Information provided –
◆ ◆ ◆
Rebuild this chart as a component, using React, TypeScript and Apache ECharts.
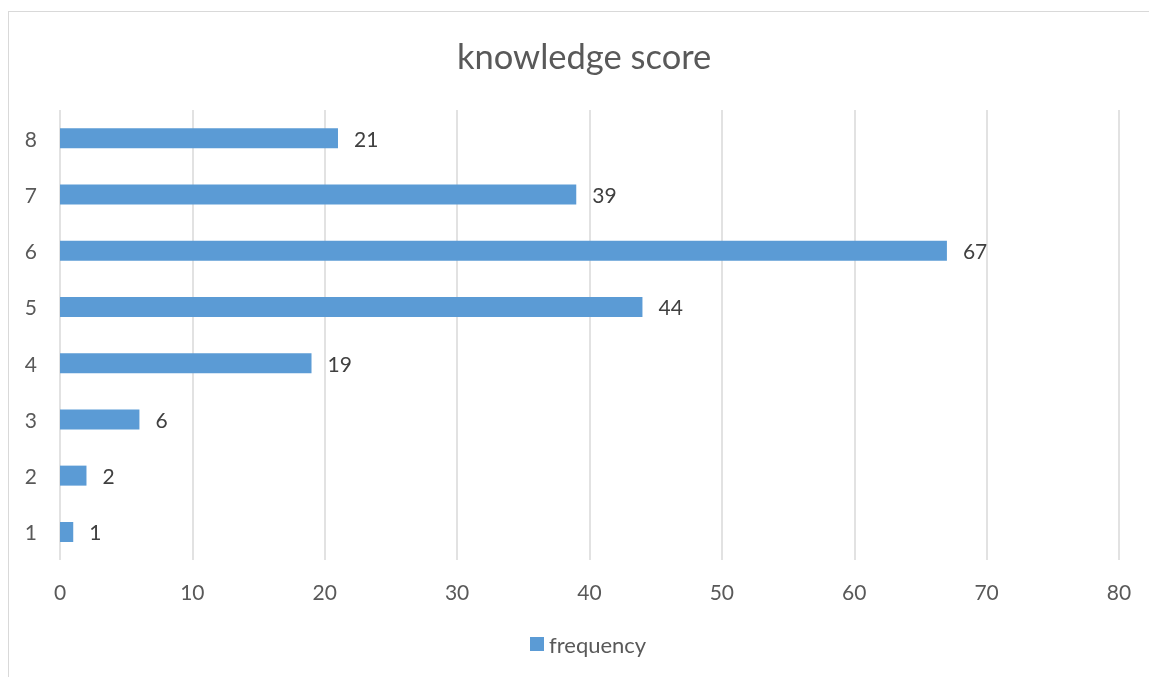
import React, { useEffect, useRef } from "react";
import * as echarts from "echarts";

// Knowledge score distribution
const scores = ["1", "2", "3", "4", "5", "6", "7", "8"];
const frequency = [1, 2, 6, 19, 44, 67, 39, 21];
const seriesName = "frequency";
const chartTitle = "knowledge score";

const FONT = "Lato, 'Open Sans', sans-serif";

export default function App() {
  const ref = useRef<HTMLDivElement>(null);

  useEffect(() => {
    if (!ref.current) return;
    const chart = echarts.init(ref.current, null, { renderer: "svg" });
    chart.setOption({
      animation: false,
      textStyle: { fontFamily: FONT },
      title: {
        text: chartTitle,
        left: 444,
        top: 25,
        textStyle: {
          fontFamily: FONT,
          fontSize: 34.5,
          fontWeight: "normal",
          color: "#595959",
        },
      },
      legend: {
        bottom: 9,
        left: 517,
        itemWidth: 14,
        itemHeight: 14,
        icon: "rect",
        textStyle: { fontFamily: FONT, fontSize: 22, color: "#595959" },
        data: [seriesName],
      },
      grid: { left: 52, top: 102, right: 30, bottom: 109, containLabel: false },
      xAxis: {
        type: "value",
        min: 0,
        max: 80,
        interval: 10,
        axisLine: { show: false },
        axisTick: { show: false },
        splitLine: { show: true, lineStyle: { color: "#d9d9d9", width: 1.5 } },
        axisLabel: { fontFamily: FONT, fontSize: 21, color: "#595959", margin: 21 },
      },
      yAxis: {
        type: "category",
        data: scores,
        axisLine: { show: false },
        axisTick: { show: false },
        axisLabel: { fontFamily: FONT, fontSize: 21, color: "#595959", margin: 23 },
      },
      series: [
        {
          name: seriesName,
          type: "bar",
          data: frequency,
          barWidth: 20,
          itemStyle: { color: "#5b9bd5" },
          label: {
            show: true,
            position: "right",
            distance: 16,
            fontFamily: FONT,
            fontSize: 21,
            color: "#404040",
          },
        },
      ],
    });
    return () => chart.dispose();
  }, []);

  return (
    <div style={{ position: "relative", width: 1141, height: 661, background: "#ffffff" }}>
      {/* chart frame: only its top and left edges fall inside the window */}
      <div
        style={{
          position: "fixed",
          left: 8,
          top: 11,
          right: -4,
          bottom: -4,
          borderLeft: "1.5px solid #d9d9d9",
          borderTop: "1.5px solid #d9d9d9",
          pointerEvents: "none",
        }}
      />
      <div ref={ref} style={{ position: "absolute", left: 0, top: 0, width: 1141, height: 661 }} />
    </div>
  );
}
◆ ◆ ◆
Work to do –
Return each line that includes "React".

Output of the exercise –
Rebuild this chart as a component, using React, TypeScript and Apache ECharts.
import React, { useEffect, useRef } from "react";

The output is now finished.